Your goal -
From the first line of the listing below, retype each line up to and including the one with "(0,0) rectangle (1047,1122);"; pictures stay out.

<<<<

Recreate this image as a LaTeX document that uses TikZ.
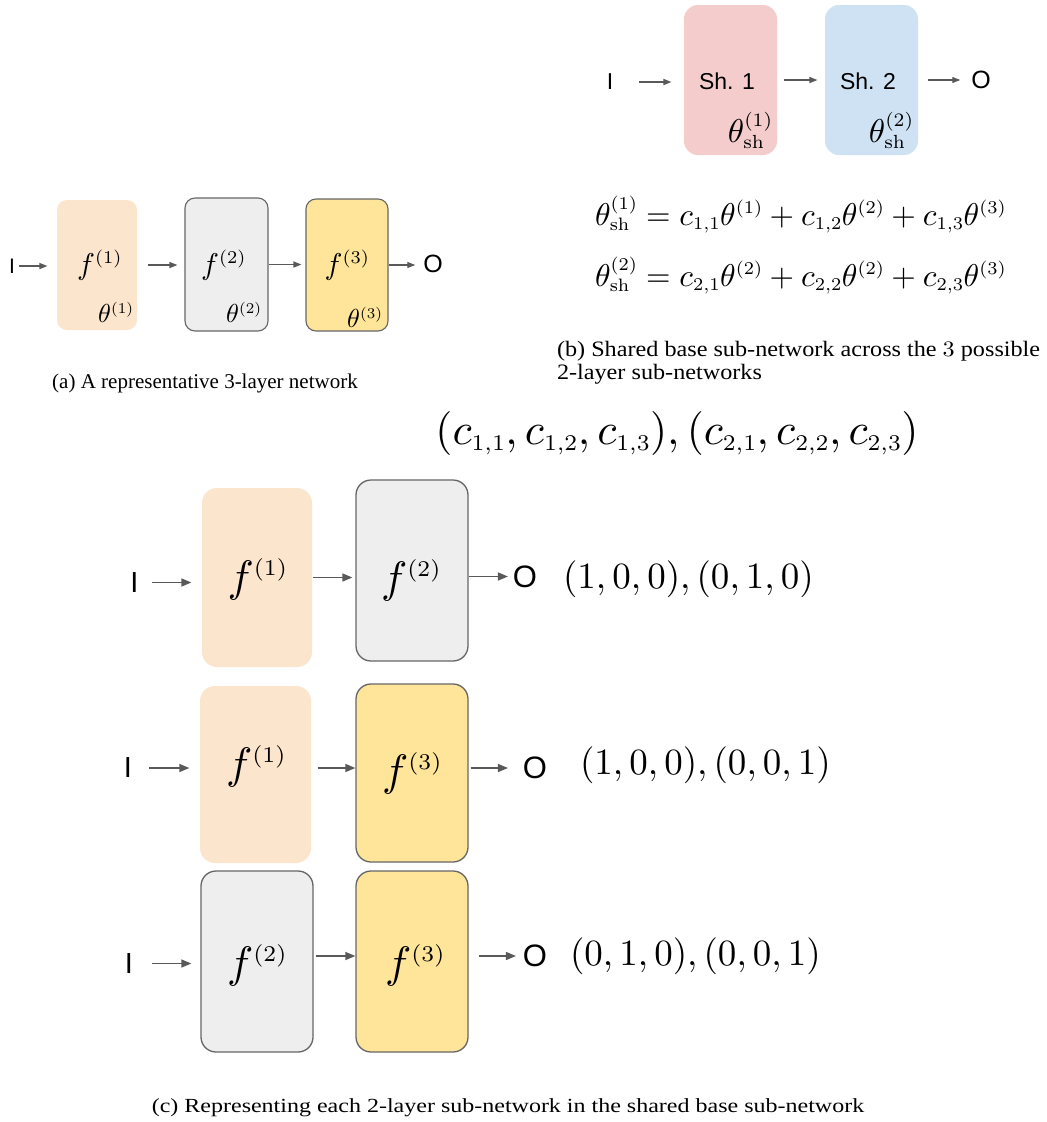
\RequirePackage{fix-cm}
\documentclass[tikz,border=0pt]{standalone}
\usepackage{amsmath}
\usepackage[no-math]{fontspec}
\newfontfamily\arialf{Liberation Sans}
\newfontfamily\timesf{Liberation Serif}
\usetikzlibrary{arrows.meta}
\DeclareFontFamily{OT1}{xcmr}{}
\DeclareFontShape{OT1}{xcmr}{m}{n}{<10> <22> <26> <30> <31.5> <33> <37> <44> cmr10 <5> <7> <11> <12> <13> <14> <15> <15.5> <18> <19> <22.5> cmr7}{}
\DeclareFontFamily{OML}{xcmm}{\skewchar\font127}
\DeclareFontShape{OML}{xcmm}{m}{it}{<10> <22> <26> <30> <31.5> <33> <37> <44> cmmi10 <5> <7> <11> <12> <13> <14> <15> <15.5> <18> <19> <22.5> cmmi7}{}
\DeclareSymbolFont{operators}{OT1}{xcmr}{m}{n}
\DeclareSymbolFont{letters}{OML}{xcmm}{m}{it}
\DeclareMathSizes{44}{44}{22.5}{15}
\DeclareMathSizes{37}{37}{22.5}{15}
\DeclareMathSizes{33}{33}{19}{13}
\DeclareMathSizes{31.5}{31.5}{18}{12}
\DeclareMathSizes{30}{30}{18}{12}
\DeclareMathSizes{26}{26}{15}{11}
\DeclareMathSizes{22}{22}{15.5}{11}
\newcommand{\fsz}[1]{\fontsize{#1}{#1}\selectfont}
\definecolor{peachc}{HTML}{FCE5CD}
\definecolor{grayc}{HTML}{EEEEEE}
\definecolor{yellowc}{HTML}{FFE599}
\definecolor{pinkc}{HTML}{F4CCCC}
\definecolor{bluec}{HTML}{CFE2F3}
\definecolor{borderc}{HTML}{666666}
\definecolor{arrowc}{HTML}{595959}
\tikzset{
  arr/.style={draw=arrowc, line width=1.2pt, -{Triangle[length=8pt,width=6pt]}},
  arrbig/.style={draw=arrowc, line width=1.4pt, -{Triangle[length=10pt,width=8pt]}},
  smallbox/.style={rounded corners=10pt, inner sep=0pt, line width=1.1pt},
  bigbox/.style={rounded corners=15pt, inner sep=0pt, line width=1.3pt},
  peachfill/.style={fill=peachc},
  grayfill/.style={fill=grayc, draw=borderc},
  yellowfill/.style={fill=yellowc, draw=borderc},
  pinkfill/.style={fill=pinkc},
  bluefill/.style={fill=bluec},
  lbl/.style={inner sep=0pt, outer sep=0pt},
}
\begin{document}
\begin{tikzpicture}[x=1pt, y=-1pt]
\useasboundingbox[fill=white] (0,0) rectangle (1047,1122);

% ---------- panel (a)
\node[smallbox, peachfill, minimum width=80pt, minimum height=130pt] (fa1) at (97,265) {};
\node[smallbox, grayfill, minimum width=83pt, minimum height=133pt] (fa2) at (226.5,264.5) {};
\node[smallbox, yellowfill, minimum width=82pt, minimum height=132pt] (fa3) at (347,265) {};
\node[lbl] (tfa1) at (99.5,265) {\fsz{30}$f^{(1)}$};
\node[lbl] (tfa2) at (223.5,265) {\fsz{30}$f^{(2)}$};
\node[lbl] (tfa3) at (347,265) {\fsz{30}$f^{(3)}$};
\node[lbl, anchor=south east] (tha1) at ([xshift=-4pt,yshift=8pt]fa1.south east) {\fsz{26}$\theta^{(1)}$};
\node[lbl, anchor=south east] (tha2) at ([xshift=-7pt,yshift=9pt]fa2.south east) {\fsz{26}$\theta^{(2)}$};
\node[lbl, anchor=south east] (tha3) at ([xshift=-6pt,yshift=4pt]fa3.south east) {\fsz{26}$\theta^{(3)}$};
\node[lbl] (Ia) at (12,266) {\arialf\fsz{21}I};
\node[lbl] (Oa) at (433,264) {\arialf\fsz{25}O};
\draw[arr, shorten <=4pt, shorten >=9pt] (Ia.east) -- (fa1.west |- Ia.east);
\draw[arr, shorten <=10pt, shorten >=7pt] (fa1.east) -- (fa2.west |- fa1.east);
\draw[arr, shorten >=4pt] (fa2.east) -- (fa3.west |- fa2.east);
\draw[arr, shorten >=8pt] (fa3.east) -- (Oa.west |- fa3.east);
\node[lbl, anchor=base] (capa) at (205,388) {\timesf\fsz{21}(a) A representative 3-layer network};

% ---------- panel (b)
\node[smallbox, rounded corners=14pt, pinkfill, minimum width=93pt, minimum height=150pt] (sh1) at (730.5,80) {};
\node[smallbox, rounded corners=14pt, bluefill, minimum width=93pt, minimum height=150pt] (sh2) at (871.5,80) {};
\node[lbl] (tsh1) at (727,81) {\arialf\fsz{23}Sh. 1};
\node[lbl] (tsh2) at (868,81) {\arialf\fsz{23}Sh. 2};
\node[lbl, anchor=south east] (thsh1) at ([xshift=-5pt,yshift=7pt]sh1.south east) {\fsz{33}$\theta^{(1)}_{\mathrm{sh}}$};
\node[lbl, anchor=south east] (thsh2) at ([xshift=-5pt,yshift=7pt]sh2.south east) {\fsz{33}$\theta^{(2)}_{\mathrm{sh}}$};
\node[lbl] (Ib) at (610,82) {\arialf\fsz{23}I};
\node[lbl] (Ob) at (981,80) {\arialf\fsz{25}O};
\draw[arr, shorten <=26pt, shorten >=12pt] (Ib.east) -- (sh1.west |- Ib.east);
\draw[arr, shorten <=6pt, shorten >=7pt] (sh1.east) -- (sh2.west);
\draw[arr, shorten <=9pt, shorten >=11pt] (sh2.east) -- (Ob.west |- sh2.east);
\node[lbl, anchor=base west] (eq1) at (595,225) {\fsz{31.5}$\theta^{(1)}_{\mathrm{sh}} = c_{1,1}\theta^{(1)} + c_{1,2}\theta^{(2)} + c_{1,3}\theta^{(3)}$};
\node[lbl, anchor=base west] (eq2) at (595,286) {\fsz{31.5}$\theta^{(2)}_{\mathrm{sh}} = c_{2,1}\theta^{(2)} + c_{2,2}\theta^{(2)} + c_{2,3}\theta^{(3)}$};
\node[lbl, anchor=base west, xscale=1.1] (capb1) at (557,356) {\timesf\fsz{22}(b) Shared base sub-network across the $3$ possible};
\node[lbl, anchor=base west, xscale=1.1] (capb2) at (557,379) {\timesf\fsz{22}2-layer sub-networks};

% ---------- panel (c)
\node[lbl, anchor=base] (hdr) at (677,444) {\fsz{44}$(c_{1,1},c_{1,2},c_{1,3}),(c_{2,1},c_{2,2},c_{2,3})$};

% row 1
\node[bigbox, peachfill, minimum width=110pt, minimum height=179pt] (fc11) at (257,577.5) {};
\node[bigbox, grayfill, minimum width=112pt, minimum height=181pt] (fc12) at (412,570.5) {};
\node[lbl] (tfc11) at (257.5,579) {\fsz{44}$f^{(1)}$};
\node[lbl] (tfc12) at (411,580) {\fsz{44}$f^{(2)}$};
\node[lbl] (Ic1) at (134.5,582.5) {\arialf\fsz{29}I};
\node[lbl] (Oc1) at (525,576.5) {\arialf\fsz{31}O};
\draw[arrbig, shorten <=13pt, shorten >=10pt] (Ic1.east) -- (fc11.west |- Ic1.east);
\draw[arrbig, shorten >=3pt] (fc11.east) -- (fc12.west |- fc11.east);
\draw[arrbig, shorten >=5pt] (fc12.east |- Oc1.west) -- (Oc1.west);
\node[lbl, anchor=base west] (tup1) at (563,588) {\fsz{37}$(1,0,0),(0,1,0)$};

% row 2
\node[bigbox, peachfill, minimum width=111pt, minimum height=177pt] (fc21) at (255.5,774.5) {};
\node[bigbox, yellowfill, minimum width=112pt, minimum height=178pt] (fc23) at (412,773) {};
\node[lbl] (tfc21) at (256,766) {\fsz{44}$f^{(1)}$};
\node[lbl] (tfc23) at (412,773) {\fsz{44}$f^{(3)}$};
\node[lbl] (Ic2) at (128,768) {\arialf\fsz{29}I};
\node[lbl] (Oc2) at (535,768) {\arialf\fsz{31}O};
\draw[arrbig, shorten <=17pt, shorten >=10pt] (Ic2.east) -- (fc21.west |- Ic2.east);
\draw[arrbig, shorten <=6pt] (fc21.east |- Ic2.east) -- (fc23.west |- Ic2.east);
\draw[arrbig, shorten <=2pt, shorten >=15pt] (fc23.east |- Oc2.west) -- (Oc2.west);
\node[lbl, anchor=base west] (tup2) at (580,774) {\fsz{37}$(1,0,0),(0,0,1)$};

% row 3
\node[bigbox, grayfill, minimum width=112pt, minimum height=181pt] (fc32) at (257,961.5) {};
\node[bigbox, yellowfill, minimum width=112pt, minimum height=181pt] (fc33) at (412,961.5) {};
\node[lbl] (tfc32) at (257,965) {\fsz{44}$f^{(2)}$};
\node[lbl] (tfc33) at (415,965) {\fsz{44}$f^{(3)}$};
\node[lbl] (Ic3) at (129,963.5) {\arialf\fsz{29}I};
\node[lbl] (Oc3) at (535,956) {\arialf\fsz{31}O};
\draw[arrbig, shorten <=19pt, shorten >=9pt] (Ic3.east) -- (fc32.west |- Ic3.east);
\draw[arrbig, shorten <=2pt] (fc32.east |- Oc3.west) -- (fc33.west |- Oc3.west);
\draw[arrbig, shorten <=10pt, shorten >=7pt] (fc33.east |- Oc3.west) -- (Oc3.west);
\node[lbl, anchor=base west] (tup3) at (570,965) {\fsz{37}$(0,1,0),(0,0,1)$};

\node[lbl, anchor=base, xscale=1.2] (capc) at (508,1112) {\timesf\fsz{20}(c) Representing each 2-layer sub-network in the shared base sub-network};
\end{tikzpicture}
\end{document}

>>>>

Output -
Recreate this image as a LaTeX document that uses TikZ.
\RequirePackage{fix-cm}
\documentclass[tikz,border=0pt]{standalone}
\usepackage{amsmath}
\usepackage[no-math]{fontspec}
\newfontfamily\arialf{Liberation Sans}
\newfontfamily\timesf{Liberation Serif}
\usetikzlibrary{arrows.meta}
\DeclareFontFamily{OT1}{xcmr}{}
\DeclareFontShape{OT1}{xcmr}{m}{n}{<10> <22> <26> <30> <31.5> <33> <37> <44> cmr10 <5> <7> <11> <12> <13> <14> <15> <15.5> <18> <19> <22.5> cmr7}{}
\DeclareFontFamily{OML}{xcmm}{\skewchar\font127}
\DeclareFontShape{OML}{xcmm}{m}{it}{<10> <22> <26> <30> <31.5> <33> <37> <44> cmmi10 <5> <7> <11> <12> <13> <14> <15> <15.5> <18> <19> <22.5> cmmi7}{}
\DeclareSymbolFont{operators}{OT1}{xcmr}{m}{n}
\DeclareSymbolFont{letters}{OML}{xcmm}{m}{it}
\DeclareMathSizes{44}{44}{22.5}{15}
\DeclareMathSizes{37}{37}{22.5}{15}
\DeclareMathSizes{33}{33}{19}{13}
\DeclareMathSizes{31.5}{31.5}{18}{12}
\DeclareMathSizes{30}{30}{18}{12}
\DeclareMathSizes{26}{26}{15}{11}
\DeclareMathSizes{22}{22}{15.5}{11}
\newcommand{\fsz}[1]{\fontsize{#1}{#1}\selectfont}
\definecolor{peachc}{HTML}{FCE5CD}
\definecolor{grayc}{HTML}{EEEEEE}
\definecolor{yellowc}{HTML}{FFE599}
\definecolor{pinkc}{HTML}{F4CCCC}
\definecolor{bluec}{HTML}{CFE2F3}
\definecolor{borderc}{HTML}{666666}
\definecolor{arrowc}{HTML}{595959}
\tikzset{
  arr/.style={draw=arrowc, line width=1.2pt, -{Triangle[length=8pt,width=6pt]}},
  arrbig/.style={draw=arrowc, line width=1.4pt, -{Triangle[length=10pt,width=8pt]}},
  smallbox/.style={rounded corners=10pt, inner sep=0pt, line width=1.1pt},
  bigbox/.style={rounded corners=15pt, inner sep=0pt, line width=1.3pt},
  peachfill/.style={fill=peachc},
  grayfill/.style={fill=grayc, draw=borderc},
  yellowfill/.style={fill=yellowc, draw=borderc},
  pinkfill/.style={fill=pinkc},
  bluefill/.style={fill=bluec},
  lbl/.style={inner sep=0pt, outer sep=0pt},
}
\begin{document}
\begin{tikzpicture}[x=1pt, y=-1pt]
\useasboundingbox[fill=white] (0,0) rectangle (1047,1122);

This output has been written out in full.